PROBLEM: Locate each line containing the string "Recreate" and copy it out.

--- START DATA LINES ---

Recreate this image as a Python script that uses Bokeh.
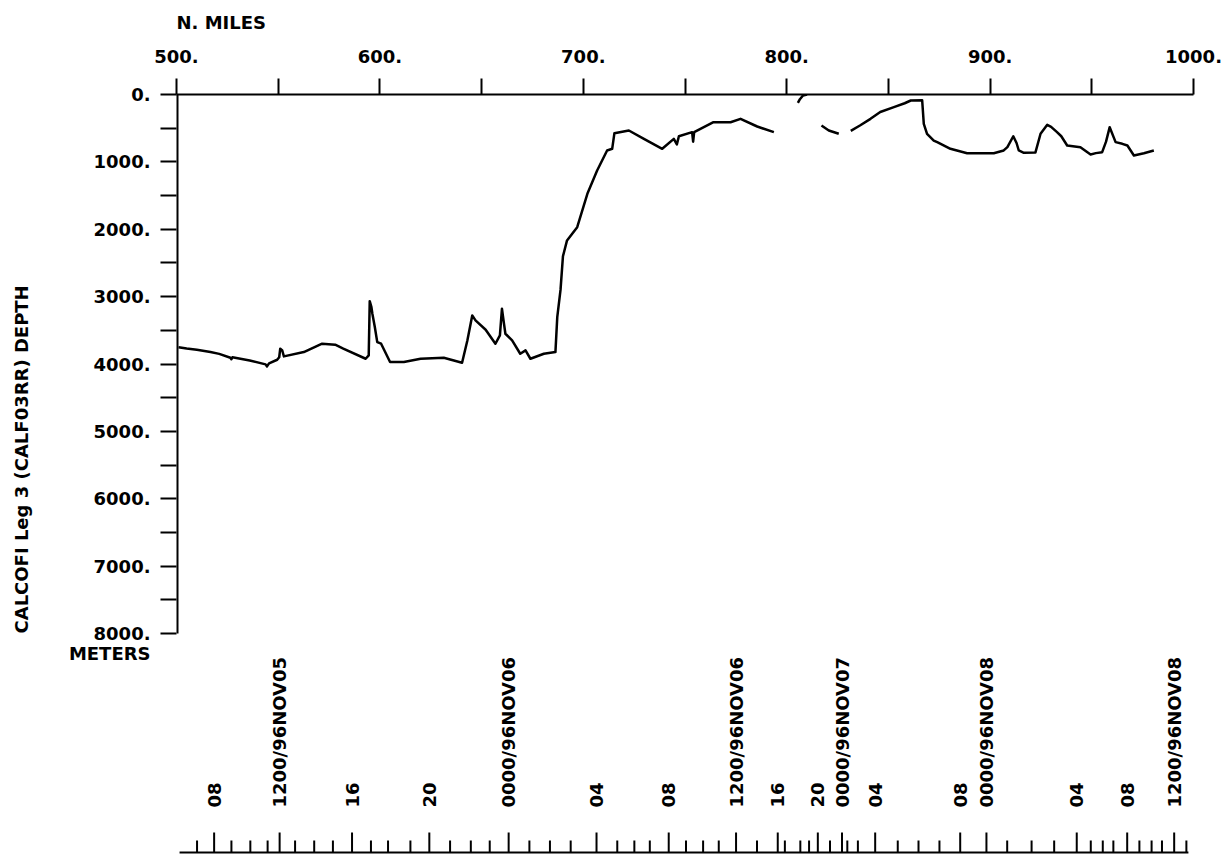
import math
from bokeh.plotting import figure
from bokeh.models import Range1d, LinearAxis, FixedTicker, Title
from bokeh.core.properties import value
from bokeh.embed import file_html
from bokeh.resources import INLINE

NAN = float("nan")

# ---- bathymetry track (distance in nautical miles, depth in meters) ----
miles = [
    501, 505, 510, 516.7, 521, 526.5, 527, 527.5, 536, 543.8, 544.5, 545.5,
    549.5, 550.5, 551, 552, 552.8, 562.6, 571.6, 578, 582, 593, 594.5, 595,
    595.8, 596.3, 597.5, 598.7, 600.6, 605, 611.8, 620, 631.4, 640.4, 643,
    645.4, 647, 652, 656.8, 659, 660, 661, 661.7, 665, 669, 671.6, 674,
    680.6, 686.3, 687.2, 688.8, 690, 692, 697, 702, 706.8, 711.7, 714.2,
    715.3, 722.4, 729.8, 738.8, 744.5, 746, 747, 753.5, 754, 754.5, 764,
    772.4, 777.3, 785.5, 793.7,
    NAN,
    805.5, 806.5, 808, 810,
    NAN,
    817.1, 820.7, 825.6,
    NAN,
    831.5, 836, 841.2, 846, 852.7, 858, 861, 866.6, 867.4, 869, 872.3, 874,
    880.5, 888.7, 898.6, 901.8, 906.7, 908.5, 911.4, 913, 914.1, 916.6,
    922.3, 924.8, 928.1, 930, 932.9, 935, 937.9, 944.4, 949.4, 952, 955.1,
    957, 958.8, 961.7, 965, 967.5, 970.7, 975.6, 980.5,
]
depth = [
    3750, 3770, 3790, 3823, 3850, 3907, 3930, 3900, 3947, 4006, 4036, 3990,
    3937, 3900, 3773, 3800, 3887, 3823, 3699, 3714, 3773, 3922, 3872, 3067,
    3150, 3254, 3450, 3675, 3699, 3971, 3971, 3922, 3907, 3981, 3650,
    3279, 3353, 3491, 3699, 3576, 3180, 3400, 3551, 3650, 3848, 3798, 3922,
    3848, 3823, 3304, 2900, 2400, 2166, 1969, 1474, 1128, 831, 806,
    574, 534, 658, 806, 658, 740, 620, 559, 700, 560, 411,
    411, 361, 475, 559,
    NAN,
    125, 70, 15, 0,
    NAN,
    460, 534, 583,
    NAN,
    540, 460, 361, 260, 188, 130, 89, 85, 435, 583, 683, 707,
    806, 871, 871, 871, 830, 780, 620, 720, 831, 866,
    860, 583, 450, 480, 559, 620, 757, 782, 890, 870, 856,
    700, 485, 707, 732, 757, 905, 871, 831,
]

# ---- distance axis (top) ----
mile_ticks = [500, 600, 700, 800, 900, 1000]
mile_minor = [550, 650, 750, 850, 950]
mile_labels = ["500.", "600.", "700.", "800.", "900.", "1000."]

# ---- depth axis (left); the unit name sits as a label under 8000 ----
depth_ticks = [0, 1000, 2000, 3000, 4000, 5000, 6000, 7000, 8000]
depth_minor = [0, 500, 1000, 1500, 2000, 2500, 3000, 3500, 4000, 4500,
               5000, 5500, 6000, 6500, 7000, 7500, 8000]
depth_labels = ["0.", "1000.", "2000.", "3000.", "4000.", "5000.", "6000.", "7000.", "8000."]
depth_axis_end = 8000
unit_label = "METERS"
unit_label_depth = 8290

# ---- time axis (bottom), positions in miles along the track ----
time_major = [518.5, 550.7, 586.3, 624.3, 663.3, 706.5, 742.0, 775.1, 795.6,
              815.3, 827.2, 843.5, 885.3, 898.2, 942.6, 967.4, 990.5]
time_labels = ["08", "1200/96NOV05", "16", "20", "0000/96NOV06", "04", "08",
               "1200/96NOV06", "16", "20", "0000/96NOV07", "04", "08",
               "0000/96NOV08", "04", "08", "1200/96NOV08"]
time_minor = [510.1, 527.0, 536.3, 544.8, 558.3, 567.7, 576.9, 595.6, 604.0,
              615.0, 634.5, 644.7, 654.0, 673.5, 683.6, 693.8, 716.7, 725.1,
              732.7, 750.5, 758.9, 766.6, 785.4, 799.1, 806.7, 811.0, 821.3,
              829.8, 835.0, 854.6, 864.8, 875.1, 908.4, 920.4, 931.5, 949.5,
              955.4, 960.6, 973.4, 979.4, 984.5, 996.5]
time_span = [501.5, 997.5]

# ---- layout constants (pixels) ----
FONT = "DejaVu Sans"
FSIZE = "18px"
W, H = 1225, 857
FL, FT, FR = 176, 94, 1193
PX_PER_M = (633 - 94) / 8000.0
PX_PER_MI = (FR - FL) / 500.0
y_end = (H - FT) / PX_PER_M


def depth_at(page_y):
    return (page_y - FT) / PX_PER_M


p = figure(width=W, height=H, output_backend="svg", toolbar_location=None,
           x_range=Range1d(500, 1000), y_range=Range1d(y_end, 0),
           x_axis_type=None, y_axis_type=None,
           min_border_left=FL, min_border_top=FT, min_border_right=W - FR,
           min_border_bottom=0)
p.outline_line_color = None
p.background_fill_color = "white"
p.border_fill_color = "white"

xa = LinearAxis(ticker=FixedTicker(ticks=mile_ticks, minor_ticks=mile_minor),
                bounds=(500, 1000))
xa.major_label_overrides = dict(zip(mile_ticks, mile_labels))
ya = LinearAxis(ticker=FixedTicker(ticks=depth_ticks + [unit_label_depth],
                                   minor_ticks=depth_minor))
ya.major_label_overrides = dict(zip(depth_ticks + [unit_label_depth],
                                    depth_labels + [unit_label]))
for ax in (xa, ya):
    ax.axis_line_width = 2
    ax.axis_line_color = "black"
    ax.major_tick_line_width = 2
    ax.minor_tick_line_width = 2
    ax.major_tick_line_color = "black"
    ax.minor_tick_line_color = "black"
    ax.major_tick_in = 0
    ax.minor_tick_in = 0
    ax.major_tick_out = 16
    ax.minor_tick_out = 16
    ax.major_label_text_font = FONT
    ax.major_label_text_font_style = "bold"
    ax.major_label_text_font_size = FSIZE
    ax.major_label_text_color = "black"
    ax.axis_label = " "          # blank spacer that widens the axis panel
    ax.axis_label_standoff = 0
# depth axis: tick marks come from the minor ticker, its line is drawn below
ya.major_tick_out = 0
ya.axis_line_color = None
xa.major_label_standoff = 16
ya.major_label_standoff = 10
xa.axis_label_text_font_size = "8px"
ya.axis_label_text_font_size = FSIZE
ya.axis_label_standoff = 9
p.add_layout(xa, "above")
p.add_layout(ya, "left")

p.add_layout(Title(text="N. MILES", align="left", standoff=3,
                   text_font=FONT, text_font_style="bold",
                   text_font_size=FSIZE, text_color="black"), "above")
p.add_layout(Title(text="CALCOFI Leg 3 (CALF03RR) DEPTH", align="left",
                   offset=H - 633, standoff=4,
                   text_font=FONT, text_font_style="bold",
                   text_font_size=FSIZE, text_color="black"), "left")

# depth axis line (from 0 to 8000 m)
p.segment(x0=[500], y0=[0], x1=[500], y1=[depth_axis_end],
          line_color="black", line_width=4)

# depth profile
p.line(miles, depth, line_color="black", line_width=2.5, line_join="round")

# time axis drawn along the bottom
axis_d = depth_at(852)
p.segment(x0=[time_span[0]], y0=[axis_d], x1=[time_span[1]], y1=[axis_d],
          line_color="black", line_width=2)
p.segment(x0=time_major, y0=[axis_d] * len(time_major), x1=time_major,
          y1=[axis_d - 20 / PX_PER_M] * len(time_major),
          line_color="black", line_width=2)
p.segment(x0=time_minor, y0=[axis_d] * len(time_minor), x1=time_minor,
          y1=[axis_d - 12 / PX_PER_M] * len(time_minor),
          line_color="black", line_width=2)
p.text(x=time_major, y=[depth_at(807)] * len(time_major), text=time_labels,
       angle=math.pi / 2, text_align="left", text_baseline="middle",
       text_font=value(FONT), text_font_style="bold",
       text_font_size=value(FSIZE), text_color="black")

open("out.html", "w").write(file_html(p, INLINE))
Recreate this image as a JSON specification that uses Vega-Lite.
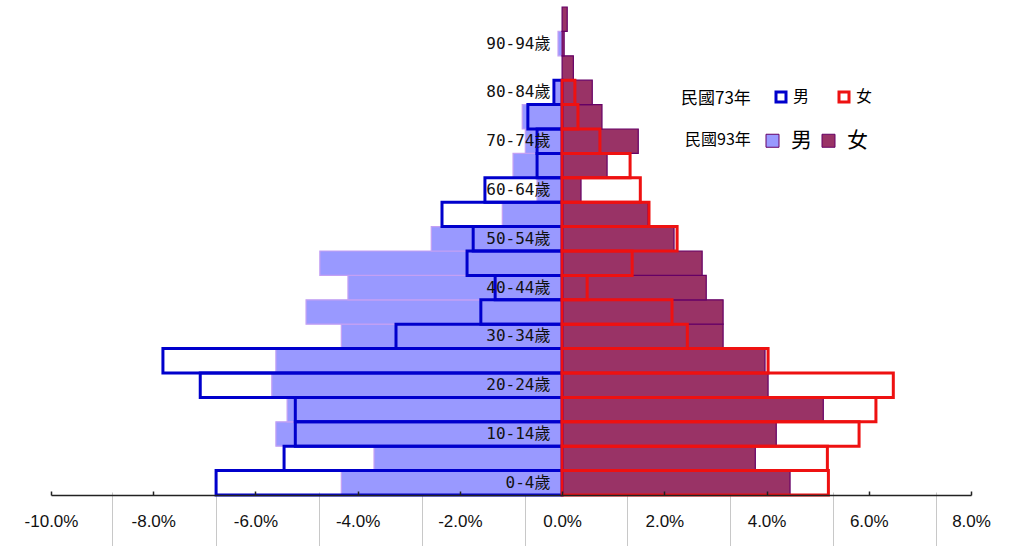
{
  "$schema": "https://vega.github.io/schema/vega-lite/v6.json",
  "width": 920,
  "height": 488,
  "autosize": {"type": "none"},
  "padding": {"left": 51, "top": 7, "right": 61, "bottom": 51},
  "background": "white",
  "config": {"view": {"stroke": null}, "axis": {"grid": false}},
  "data": {
    "values": [
      {"age": "0-4歲", "year": "民國73年", "sex": "男", "value": -6.77},
      {"age": "5-9歲", "year": "民國73年", "sex": "男", "value": -5.44},
      {"age": "10-14歲", "year": "民國73年", "sex": "男", "value": -5.22},
      {"age": "15-19歲", "year": "民國73年", "sex": "男", "value": -5.22},
      {"age": "20-24歲", "year": "民國73年", "sex": "男", "value": -7.08},
      {"age": "25-29歲", "year": "民國73年", "sex": "男", "value": -7.81},
      {"age": "30-34歲", "year": "民國73年", "sex": "男", "value": -3.25},
      {"age": "35-39歲", "year": "民國73年", "sex": "男", "value": -1.59},
      {"age": "40-44歲", "year": "民國73年", "sex": "男", "value": -1.31},
      {"age": "45-49歲", "year": "民國73年", "sex": "男", "value": -1.86},
      {"age": "50-54歲", "year": "民國73年", "sex": "男", "value": -1.74},
      {"age": "55-59歲", "year": "民國73年", "sex": "男", "value": -2.35},
      {"age": "60-64歲", "year": "民國73年", "sex": "男", "value": -1.51},
      {"age": "65-69歲", "year": "民國73年", "sex": "男", "value": -0.49},
      {"age": "70-74歲", "year": "民國73年", "sex": "男", "value": -0.49},
      {"age": "75-79歲", "year": "民國73年", "sex": "男", "value": -0.67},
      {"age": "80-84歲", "year": "民國73年", "sex": "男", "value": -0.16},
      {"age": "0-4歲", "year": "民國73年", "sex": "女", "value": 5.21},
      {"age": "5-9歲", "year": "民國73年", "sex": "女", "value": 5.19},
      {"age": "10-14歲", "year": "民國73年", "sex": "女", "value": 5.81},
      {"age": "15-19歲", "year": "民國73年", "sex": "女", "value": 6.14},
      {"age": "20-24歲", "year": "民國73年", "sex": "女", "value": 6.48},
      {"age": "25-29歲", "year": "民國73年", "sex": "女", "value": 4.03},
      {"age": "30-34歲", "year": "民國73年", "sex": "女", "value": 2.45},
      {"age": "35-39歲", "year": "民國73年", "sex": "女", "value": 2.15},
      {"age": "40-44歲", "year": "民國73年", "sex": "女", "value": 0.49},
      {"age": "45-49歲", "year": "民國73年", "sex": "女", "value": 1.37},
      {"age": "50-54歲", "year": "民國73年", "sex": "女", "value": 2.25},
      {"age": "55-59歲", "year": "民國73年", "sex": "女", "value": 1.7},
      {"age": "60-64歲", "year": "民國73年", "sex": "女", "value": 1.53},
      {"age": "65-69歲", "year": "民國73年", "sex": "女", "value": 1.33},
      {"age": "70-74歲", "year": "民國73年", "sex": "女", "value": 0.74},
      {"age": "75-79歲", "year": "民國73年", "sex": "女", "value": 0.31},
      {"age": "80-84歲", "year": "民國73年", "sex": "女", "value": 0.25},
      {"age": "0-4歲", "year": "民國93年", "sex": "男", "value": -4.32},
      {"age": "5-9歲", "year": "民國93年", "sex": "男", "value": -3.68},
      {"age": "10-14歲", "year": "民國93年", "sex": "男", "value": -5.6},
      {"age": "15-19歲", "year": "民國93年", "sex": "男", "value": -5.38},
      {"age": "20-24歲", "year": "民國93年", "sex": "男", "value": -5.68},
      {"age": "25-29歲", "year": "民國93年", "sex": "男", "value": -5.6},
      {"age": "30-34歲", "year": "民國93年", "sex": "男", "value": -4.32},
      {"age": "35-39歲", "year": "民國93年", "sex": "男", "value": -5.01},
      {"age": "40-44歲", "year": "民國93年", "sex": "男", "value": -4.19},
      {"age": "45-49歲", "year": "民國93年", "sex": "男", "value": -4.74},
      {"age": "50-54歲", "year": "民國93年", "sex": "男", "value": -2.56},
      {"age": "55-59歲", "year": "民國93年", "sex": "男", "value": -1.17},
      {"age": "60-64歲", "year": "民國93年", "sex": "男", "value": -0.49},
      {"age": "65-69歲", "year": "民國93年", "sex": "男", "value": -0.96},
      {"age": "70-74歲", "year": "民國93年", "sex": "男", "value": -0.72},
      {"age": "75-79歲", "year": "民國93年", "sex": "男", "value": -0.78},
      {"age": "80-84歲", "year": "民國93年", "sex": "男", "value": -0.14},
      {"age": "90-94歲", "year": "民國93年", "sex": "男", "value": -0.08},
      {"age": "0-4歲", "year": "民國93年", "sex": "女", "value": 4.46},
      {"age": "5-9歲", "year": "民國93年", "sex": "女", "value": 3.78},
      {"age": "10-14歲", "year": "民國93年", "sex": "女", "value": 4.19},
      {"age": "15-19歲", "year": "民國93年", "sex": "女", "value": 5.11},
      {"age": "20-24歲", "year": "民國93年", "sex": "女", "value": 4.03},
      {"age": "25-29歲", "year": "民國93年", "sex": "女", "value": 3.97},
      {"age": "30-34歲", "year": "民國93年", "sex": "女", "value": 3.15},
      {"age": "35-39歲", "year": "民國93年", "sex": "女", "value": 3.15},
      {"age": "40-44歲", "year": "民國93年", "sex": "女", "value": 2.82},
      {"age": "45-49歲", "year": "民國93年", "sex": "女", "value": 2.74},
      {"age": "50-54歲", "year": "民國93年", "sex": "女", "value": 2.19},
      {"age": "55-59歲", "year": "民國93年", "sex": "女", "value": 1.68},
      {"age": "60-64歲", "year": "民國93年", "sex": "女", "value": 0.37},
      {"age": "65-69歲", "year": "民國93年", "sex": "女", "value": 0.88},
      {"age": "70-74歲", "year": "民國93年", "sex": "女", "value": 1.49},
      {"age": "75-79歲", "year": "民國93年", "sex": "女", "value": 0.78},
      {"age": "80-84歲", "year": "民國93年", "sex": "女", "value": 0.59},
      {"age": "85-89歲", "year": "民國93年", "sex": "女", "value": 0.22},
      {"age": "90-94歲", "year": "民國93年", "sex": "女", "value": 0.04},
      {"age": "95歲以上", "year": "民國93年", "sex": "女", "value": 0.1}
    ]
  },
  "encoding": {
    "y": {
      "field": "age",
      "type": "nominal",
      "sort": ["95歲以上", "90-94歲", "85-89歲", "80-84歲", "75-79歲", "70-74歲", "65-69歲", "60-64歲", "55-59歲", "50-54歲", "45-49歲", "40-44歲", "35-39歲", "30-34歲", "25-29歲", "20-24歲", "15-19歲", "10-14歲", "5-9歲", "0-4歲"],
      "scale": {"paddingInner": 0, "paddingOuter": 0},
      "axis": {
        "orient": "left",
        "title": null,
        "values": ["0-4歲", "10-14歲", "20-24歲", "30-34歲", "40-44歲", "50-54歲", "60-64歲", "70-74歲", "80-84歲", "90-94歲"],
        "offset": -511,
        "domain": false,
        "ticks": false,
        "labelPadding": 12,
        "labelFont": "DejaVu Sans Mono, Noto Sans CJK TC",
        "labelFontSize": 16,
        "labelColor": "#111111",
        "zindex": 2
      }
    }
  },
  "layer": [
    {
      "transform": [{"filter": "datum.year == '民國93年'"}],
      "mark": {"type": "bar", "strokeWidth": 1.2},
      "encoding": {
        "x": {
          "field": "value",
          "type": "quantitative",
          "scale": {"domain": [-10, 8], "nice": false},
          "axis": {
            "orient": "bottom",
            "title": null,
            "values": [-10, -8, -6, -4, -2, 0, 2, 4, 6, 8],
            "labelExpr": "(datum.value < 0 ? '-' : '') + format(abs(datum.value), '.1f') + '%'",
            "domainColor": "#222222",
            "domainWidth": 1.5,
            "tickColor": "#222222",
            "tickWidth": 1.5,
            "tickSize": -4,
            "labelPadding": 22,
            "labelFont": "Liberation Sans",
            "labelFontSize": 17,
            "labelColor": "#111111",
            "labelFlush": false,
            "labelOverlap": false,
            "zindex": 1
          }
        },
        "fill": {
          "field": "sex",
          "type": "nominal",
          "sort": ["男", "女"],
          "scale": {"range": ["#9999FF", "#993366"]},
          "legend": {
            "title": "民國93年",
            "orient": "none",
            "legendX": 634,
            "legendY": 123,
            "direction": "horizontal",
            "titleOrient": "left",
            "titleFont": "Noto Sans CJK TC",
            "titleFontSize": 16,
            "titleFontWeight": "normal",
            "titleColor": "#000000",
            "titlePadding": 11,
            "labelFont": "Noto Sans CJK TC",
            "labelFontSize": 21,
            "labelColor": "#000000",
            "labelOffset": 8,
            "columnPadding": 6,
            "symbolType": "square",
            "symbolSize": 169,
            "symbolStrokeWidth": 1,
            "padding": 0
          }
        },
        "stroke": {
          "condition": {"test": "datum.sex == '男'", "value": "#C4A0F4"},
          "value": "#660066"
        }
      }
    },
    {
      "transform": [{"filter": "datum.year == '民國73年'"}],
      "mark": {"type": "bar", "fill": "transparent", "strokeWidth": 3},
      "encoding": {
        "x": {
          "field": "value",
          "type": "quantitative",
          "scale": {"domain": [-10, 8], "nice": false},
          "axis": {
            "orient": "bottom",
            "title": null,
            "values": [-10.84, -8.8, -6.77, -4.75, -2.75, -0.73, 1.27, 3.29, 5.3, 7.32],
            "labels": false,
            "domain": false,
            "ticks": true,
            "tickSize": 54,
            "tickColor": "#c8c8c8",
            "tickWidth": 1,
            "offset": -3,
            "zindex": 0
          }
        },
        "stroke": {
          "field": "sex",
          "type": "nominal",
          "sort": ["男", "女"],
          "scale": {"range": ["#0000CC", "#EE1111"]},
          "legend": {
            "title": "民國73年",
            "orient": "none",
            "legendX": 630,
            "legendY": 82,
            "direction": "horizontal",
            "titleOrient": "left",
            "titleFont": "Noto Sans CJK TC",
            "titleFontSize": 17,
            "titleFontWeight": "normal",
            "titleColor": "#000000",
            "titlePadding": 22,
            "labelFont": "Noto Sans CJK TC",
            "labelFontSize": 16,
            "labelColor": "#000000",
            "labelOffset": 4,
            "columnPadding": 23,
            "symbolType": "square",
            "symbolSize": 100,
            "symbolStrokeWidth": 3,
            "symbolFillColor": "#ffffff",
            "padding": 0
          }
        }
      }
    }
  ],
  "resolve": {"axis": {"x": "independent"}}
}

--- END DATA LINES ---

OUTPUT FOR THIS EXERCISE:
Recreate this image as a Python script that uses Bokeh.
Recreate this image as a JSON specification that uses Vega-Lite.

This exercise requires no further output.